No one knows yet which force wins, and that uncertainty itself fuels volatility. On days when AI is framed as a threat, IT stocks fall; on days it is framed as an opportunity, they bounce. The honest position is that the long-term impact remains unverified and genuinely contested among experts.
Why The Public Reaction Is So Loud
IT stocks are not just any sector for Indian investors — they are deeply personal. Lakhs of households own them directly or through mutual funds, and lakhs more work in the industry, so a crash hits both portfolios and pay-cheque psychology at once.
These are also seen as the bluest of blue chips: cash-rich, dividend-paying, well-governed. When such names fall hard, it feels counter-intuitive, which is precisely why explainer videos and social posts go viral. People want a clean villain — the Fed, the rupee, AI, a CEO comment — for something that is usually a messy mix of all of them.
There is also a herd effect in the commentary itself. One dramatic red candle spawns a wave of "why did it crash" content, which amplifies the fear, which can feed further selling the next day. The narrative and the price action reinforce each other.

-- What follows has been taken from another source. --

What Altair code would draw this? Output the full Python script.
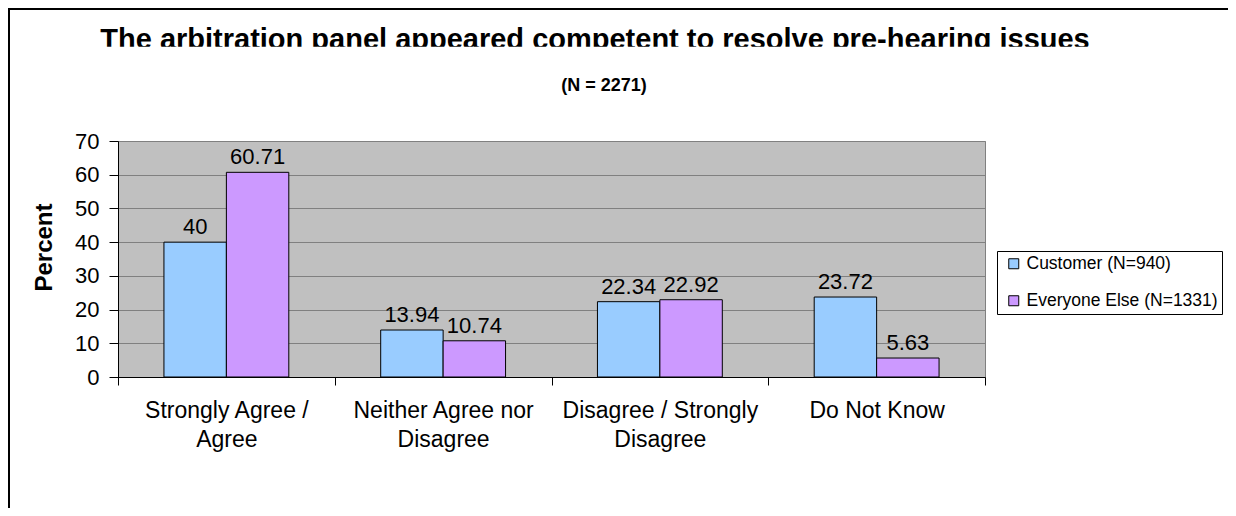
import altair as alt
import pandas as pd

FONT = "Liberation Sans, Arial, Helvetica, sans-serif"

categories = ["Strongly Agree /|Agree", "Neither Agree nor|Disagree",
              "Disagree / Strongly|Disagree", "Do Not Know"]
series = ["Customer (N=940)", "Everyone Else (N=1331)"]
customer = [40, 13.94, 22.34, 23.72]
everyone_else = [60.71, 10.74, 22.92, 5.63]
colors = ["#99CCFF", "#CC99FF"]
y_ticks = [0, 10, 20, 30, 40, 50, 60, 70]
title_text = "The arbitration panel appeared competent to resolve pre-hearing issues"
subtitle_text = "(N = 2271)"

rows = []
for cat, a, b in zip(categories, customer, everyone_else):
    rows.append({"cat": cat, "series": series[0], "value": a, "label": f"{a:g}"})
    rows.append({"cat": cat, "series": series[1], "value": b, "label": f"{b:g}"})
df = pd.DataFrame(rows)

W, H = 867, 236

x_enc = alt.X("cat:N", sort=categories,
              scale=alt.Scale(paddingInner=0, paddingOuter=0),
              axis=alt.Axis(title=None, labelAngle=0, tickBand="extent", tickSize=8,
                            tickColor="black", domainColor="black", labelColor="black",
                            labelFont=FONT, labelFontSize=23, labelPadding=14,
                            labelBaseline="top", labelLineHeight=29, labelLimit=400,
                            labelExpr="split(datum.label, '|')"))
xoff_enc = alt.XOffset("series:N", sort=series,
                       scale=alt.Scale(paddingInner=0, paddingOuter=0.736))
y_enc = alt.Y("value:Q", scale=alt.Scale(domain=[0, 70], nice=False),
              axis=alt.Axis(values=y_ticks, title="Percent", tickSize=9, labelPadding=10,
                            labelOverlap=False,
                            tickColor="black", domainColor="black", labelColor="black",
                            labelFont=FONT, labelFontSize=22,
                            grid=True, gridColor="#808080", gridWidth=1,
                            titleFont=FONT, titleFontSize=24, titleFontWeight="bold",
                            titleColor="black", titleAngle=270, titleX=-74, titleY=106,
                            titleAlign="center", titleBaseline="middle"))

bars = alt.Chart(df).mark_bar(stroke="black", strokeWidth=1).encode(
    x=x_enc, xOffset=xoff_enc, y=y_enc,
    color=alt.Color("series:N", sort=series,
                    scale=alt.Scale(domain=series, range=colors),
                    legend=alt.Legend(title=None, orient="none", legendX=879, legendY=110,
                                      symbolType="square", symbolSize=100,
                                      symbolStrokeColor="black", symbolStrokeWidth=1,
                                      labelFont=FONT, labelFontSize=17.5, labelColor="black",
                                      labelLimit=400, padding=4, rowPadding=18,
                                      labelOffset=4, symbolOffset=4,
                                      strokeColor="black", fillColor="white"))
)

labels = alt.Chart(df).mark_text(baseline="bottom", dy=-3, font=FONT, fontSize=22,
                                 color="black").encode(
    x=x_enc, xOffset=xoff_enc, y=y_enc, text="label:N")

one = pd.DataFrame({"k": [0]})

frame = alt.Chart(one).mark_rect(fill="white", fillOpacity=0, stroke="black",
                                 strokeWidth=2).encode(
    x=alt.value(-109), x2=alt.value(1400), y=alt.value(-132), y2=alt.value(700))

title = alt.Chart(one).mark_text(font=FONT, fontSize=29, fontWeight="bold", color="black",
                                 align="center", baseline="alphabetic").encode(
    x=alt.value(477), y=alt.value(-92), text=alt.value(title_text))

title_clip = alt.Chart(one).mark_rect(fill="white", stroke=None).encode(
    x=alt.value(-100), x2=alt.value(1090), y=alt.value(-94.3), y2=alt.value(-70))

subtitle = alt.Chart(one).mark_text(font=FONT, fontSize=18, fontWeight="bold",
                                    color="black", align="center",
                                    baseline="alphabetic").encode(
    x=alt.value(486), y=alt.value(-50), text=alt.value(subtitle_text))

chart = alt.layer(frame, bars, labels, title, title_clip, subtitle).properties(
    width=W, height=H,
    autosize=alt.AutoSizeParams(type="none"),
    padding={"left": 110, "top": 133, "right": 243, "bottom": 131},
    background="white",
).configure_view(fill="#C0C0C0", stroke="#808080", strokeWidth=1)

chart.save("out.html", embed_options={"renderer": "svg", "actions": False})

What Long-Term Investors Actually Watch
Seasoned investors tend to treat a single brutal session as noise rather than signal. Instead of the day's percentage drop, they track the slower-moving fundamentals that decide where these stocks head over years.
The metrics worth following include:
- Total contract value of new deal wins — the forward-looking order book.
- Constant-currency revenue growth, which filters out exchange-rate distortion.
- Operating margins, which reveal pricing power and cost discipline.
- Attrition, since very low attrition can signal weak hiring and soft demand, while very high attrition raises costs.
- Commentary on discretionary spend from US and European clients.
Valuation matters too. After a sharp fall, the question is whether the lower price now offers a margin of safety or simply reflects genuinely worse prospects. That judgement is personal and risk-dependent — and nothing here is investment advice.
What May Happen Next
In the near term, expect IT stocks to stay headline-sensitive. Each Fed meeting, US data point, rupee move and quarterly guidance update can swing the whole pack. The trending "why did it crash" question will likely recur every few weeks, because the underlying drivers are global and constantly shifting.
The bigger story is structural. The sector is mid-transition from a people-heavy services model to one that sells AI, cloud and consulting at higher value per employee. Firms that prove they can grow revenue without growing headcount in lockstep will likely be rewarded; those that cannot may see their valuations re-rated downward.
For now, the sensible takeaway is to separate the one-day drama from the multi-year trend. A crash that dominates a viral video is often just the market arguing with itself about demand, currency and AI — three forces that will keep these three stocks moving together for a long time to come.